El futuro no tiene gobiernos, no tiene banderas ni territorios limítrofes que configuren una patria, una historia y sus culturas. Lo único que encontrarás es una ley única y total que regirá sobre todos los organismos vivos, terrestres y alienígenas. Porque la verdadera criatura xenomorfa no tiene probóscide (mandíbula interna) ni sangre ácida. La bestia no es el Alien: es la corporación necrofílica. Weyland-Yutani, BioNational, y todas las que vendrán. Su única lógica es la mercancia, sus garras son las cláusulas de un contrato, su saliva es el silencio administrativo con que te niegan auxilio en medio del espacio.
Lo vi desde el comienzo, en el Nostromo. El androide Ash no obedecía a la tripulación, obedecía a la Compañía. Su directiva secreta era clara: “Prioridad uno: recuperar el organismo. Tripulación prescindible.” Esa máxima es el epitafio de la democracia. En un sistema político real, un Estado habría enviado una misión de rescate, habría protegido vidas humanas. Pero acá solo importaba un activo biológico, un espécimen para militarizar. Un horror convertido en mercancía y el cosmos repartido como chacras siderales
En Aliens, la historia se repitió. Hadley’s Hope no fue un accidente: fue un experimento encubierto. Enviaron a familias enteras a colonizar LV-426 sabiendo que en su suelo dormía una reina. La terraformación fue apenas la excusa. El colono ya no era ciudadano: era ratón de laboratorio. Y cuando todo se desmoronó, en lugar de enviar ayuda real, Weyland-Yutani envió burócratas y mercenarios como Burke, que me pidió la entrega de Newt para incubar futuros “recursos”.
Lo entendí en carne viva en Alien³: hasta el presidio de Fiorina 161 era propiedad de la Compañía. Ya no hay cárceles estatales: solo depósitos de carne humana administrados por contratos corporativos. Ni siquiera la condena tiene dimensión política, solo económica. Al final, yo era la mercancía. No mi cuerpo, no mi historia, sino lo que cargaba dentro: el embrión de una reina. Era su inversión más preciada.
En Resurrection, la lógica alcanzó su forma más obscena: no había colonias, no había terraformación, solo un laboratorio militar financiado por la Compañía y sus socios estatales subordinados. Me clonaron, una y otra vez, para extraer del cadáver mi útero como si fuera una impresora biológica de xenomorfos. La democracia no desapareció por la fuerza: desapareció por la obediencia. Los Estados entregaron sus recursos a la corporación, hasta volverse sus apéndices.

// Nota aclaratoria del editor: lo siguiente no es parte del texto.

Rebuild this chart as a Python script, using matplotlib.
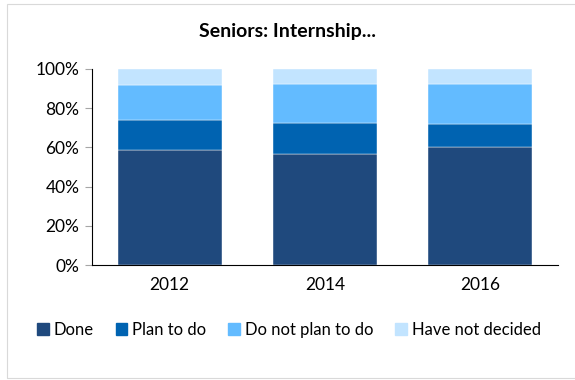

La democracia cayó como una nave que pierde atmósfera: primero un silbido apenas audible, después el vacío absoluto. Nadie la defendió porque, en un mundo saturado de colonias orbitales y terraformaciones mal financiadas, la ilusión del voto fue reemplazada por la única palabra que aún podía comprarse: propiedad. La tierra, los cielos y hasta el aire que respiramos en las estaciones son concesiones de empresa. Cada planeta terraformado es un feudo con gerentes en lugar de virreyes, con accionistas en lugar de dioses.
En Alien Earth está más claro que nunca. La Tierra arrasada por guerras y plagas quedó convertida en mausoleo, y las pocas zonas habitables eran gerenciadas como resorts, paquetes turísticos del desastre. Los sobrevivientes ya no reconocían gobiernos: solo corporaciones que vendían futuro en cuotas. El viejo Estado quedó reducido a un sello, un fósil político. Lo que dominaba no era un presidente, sino un consejo de directores en traje, más implacable que cualquier reina alienígena.

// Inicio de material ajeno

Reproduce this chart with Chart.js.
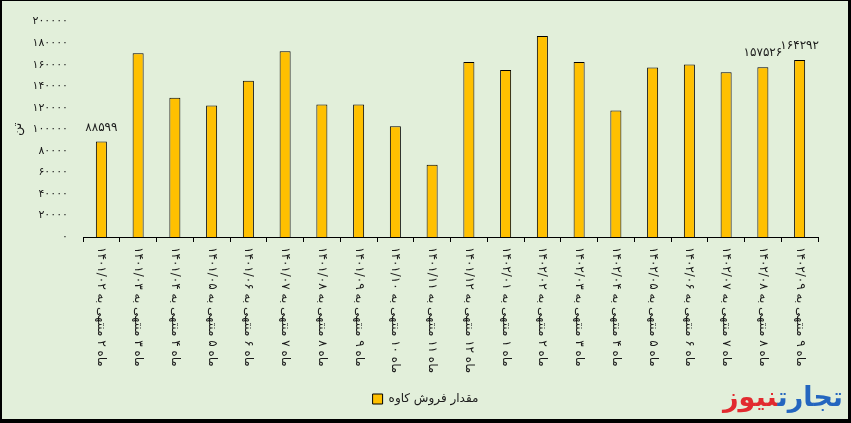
<!DOCTYPE html>
<html>
<head>
<meta charset="utf-8">
<script src="https://cdn.jsdelivr.net/npm/chart.js@4.4.0/dist/chart.umd.min.js"></script>
<style>
  html, body { margin: 0; padding: 0; background: #e2efda; }
  #wrap { position: relative; width: 851px; height: 423px; background: #e2efda; overflow: hidden; }
  #frame { position: absolute; left: 0; top: 0; right: 0; bottom: 0; box-sizing: border-box;
           border-style: solid; border-color: #000; border-width: 1px 3px 4px 2px; pointer-events: none; }
  #logo { position: absolute; right: 8px; top: 382px; direction: rtl; font-family: 'DejaVu Sans', sans-serif;
          font-weight: bold; font-size: 27px; line-height: 30px; letter-spacing: -1px; }
  #logo .b { color: #2466bf; }
  #logo .r { color: #e22a2f; }
</style>
</head>
<body>
<div id="wrap">
  <canvas id="c" width="851" height="423"></canvas>
  <div id="logo"><span class="b">تجارت</span><span class="r">نیوز</span></div>
  <div id="frame"></div>
</div>
<script>
const categories = [
  'ماه ۲ منتهی به ۱۴۰۱/۰۲', 'ماه ۳ منتهی به ۱۴۰۱/۰۳', 'ماه ۴ منتهی به ۱۴۰۱/۰۴', 'ماه ۵ منتهی به ۱۴۰۱/۰۵',
  'ماه ۶ منتهی به ۱۴۰۱/۰۶', 'ماه ۷ منتهی به ۱۴۰۱/۰۷', 'ماه ۸ منتهی به ۱۴۰۱/۰۸', 'ماه ۹ منتهی به ۱۴۰۱/۰۹',
  'ماه ۱۰ منتهی به ۱۴۰۱/۱۰', 'ماه ۱۱ منتهی به ۱۴۰۱/۱۱', 'ماه ۱۲ منتهی به ۱۴۰۱/۱۲', 'ماه ۱ منتهی به ۱۴۰۲/۰۱',
  'ماه ۲ منتهی به ۱۴۰۲/۰۲', 'ماه ۳ منتهی به ۱۴۰۲/۰۳', 'ماه ۴ منتهی به ۱۴۰۲/۰۴', 'ماه ۵ منتهی به ۱۴۰۲/۰۵',
  'ماه ۶ منتهی به ۱۴۰۲/۰۶', 'ماه ۷ منتهی به ۱۴۰۲/۰۷', 'ماه ۸ منتهی به ۱۴۰۲/۰۸', 'ماه ۹ منتهی به ۱۴۰۲/۰۹'
];
const salesKaveh = [
  88599, 170650, 129370, 122030, 144970, 172490, 122950, 122950, 102760, 66980,
  162400, 155060, 186530, 162400, 117440, 157440, 160200, 152860, 157526, 164292
];
const labeledIdx = [0, 18, 19];
const seriesName = 'مقدار فروش کاوه';
const yTitle = 'تن';
const yMin = 0, yMax = 200000, yStep = 20000;

const FONT = "'DejaVu Sans', sans-serif";
const fa = s => String(s).replace(/\d/g, d => '۰۱۲۳۴۵۶۷۸۹'[d]);

const drawExtras = {
  id: 'drawExtras',
  afterDatasetsDraw(chart) {
    const ctx = chart.ctx;
    const meta = chart.getDatasetMeta(0);
    ctx.save();
    ctx.font = '12px ' + FONT;
    ctx.fillStyle = '#1a1a1a';
    ctx.textAlign = 'center';
    ctx.textBaseline = 'middle';
    labeledIdx.forEach(i => {
      const el = meta.data[i];
      ctx.fillText(fa(salesKaveh[i]), el.x, el.y - 14);
    });
    ctx.restore();
  },
  afterDraw(chart) {
    const ctx = chart.ctx;
    const xs = chart.scales.x;
    ctx.save();
    ctx.font = '12px ' + FONT;
    ctx.fillStyle = '#1a1a1a';
    ctx.direction = 'rtl';
    ctx.textAlign = 'left';
    ctx.textBaseline = 'middle';
    categories.forEach((lab, i) => {
      const x = xs.getPixelForValue(i);
      ctx.save();
      ctx.translate(x, xs.top + 10);
      ctx.rotate(Math.PI / 2);
      ctx.fillText(lab, 0, 0);
      ctx.restore();
    });
    ctx.restore();
  }
};

new Chart(document.getElementById('c'), {
  type: 'bar',
  data: {
    labels: categories,
    datasets: [{
      label: seriesName,
      data: salesKaveh,
      backgroundColor: '#ffc000',
      borderColor: '#000000',
      borderWidth: 1,
      borderSkipped: 'bottom',
      barPercentage: 0.3,
      categoryPercentage: 1.0
    }]
  },
  options: {
    responsive: false,
    animation: false,
    devicePixelRatio: 1,
    layout: { padding: { top: 20, right: 0, left: 0, bottom: 8 } },
    plugins: {
      legend: {
        position: 'bottom',
        labels: {
          font: { family: FONT, size: 12 },
          color: '#1a1a1a',
          boxWidth: 10, boxHeight: 10,
          padding: 10
        }
      },
      tooltip: { enabled: false }
    },
    scales: {
      x: {
        ticks: { display: false },
        grid: { display: true, drawOnChartArea: false, drawTicks: true, tickLength: 5, color: '#000', offset: true },
        border: { display: true, color: '#000', width: 1 },
        afterFit(scale) { scale.height = 146; }
      },
      y: {
        min: yMin, max: yMax,
        ticks: { stepSize: yStep, padding: 15, color: '#1a1a1a', font: { family: FONT, size: 11 }, callback: v => fa(v) },
        grid: { display: false, drawTicks: false },
        border: { display: false },
        title: { display: true, text: yTitle, color: '#1a1a1a', font: { family: FONT, size: 13 }, padding: { top: 10, bottom: 0 } },
        afterFit(scale) { scale.width = 83; }
      },
      yRight: {
        position: 'right',
        display: true,
        min: yMin, max: yMax,
        ticks: { display: false },
        grid: { display: false, drawTicks: false },
        border: { display: false },
        afterFit(scale) { scale.width = 33; }
      }
    }
  },
  plugins: [drawExtras]
});
</script>
</body>
</html>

Acá la paradoja: nosotros, humanos, inventamos la criatura como mercancía. Buscamos convertir al Alien en arma biológica, en producto. Y sin embargo, lo que termina devorándonos no es el monstruo, sino la empresa que lo desea. El Alien es brutal, sí, pero honesto en su brutalidad: quiere expandirse. La corporación, en cambio, se disfraza de madre protectora, de progreso inevitable, mientras abre incubadoras en cada colonia. La verdadera colmena no está en los nidos de los Aliens: está en los balances anuales.
Yo, Ellen Ripley, sobreviví al contacto con ambos depredadores. Y te lo digo con la certeza de quien ha visto demasiado: el día en que las democracias se desangraron, no hubo resistencia, porque nos convencieron de que ya no las necesitábamos. “Eficiencia”, dijeron. “Estabilidad”. Y cuando abrimos los ojos, éramos empleados, no ciudadanos.
El Alien nos acecha en las tinieblas, pero la corporación nos programa como mercancías. Uno mata rápido. El otro mata lento. La diferencia es que al monstruo, eventualmente, se lo puede eliminar. A las corporaciones no.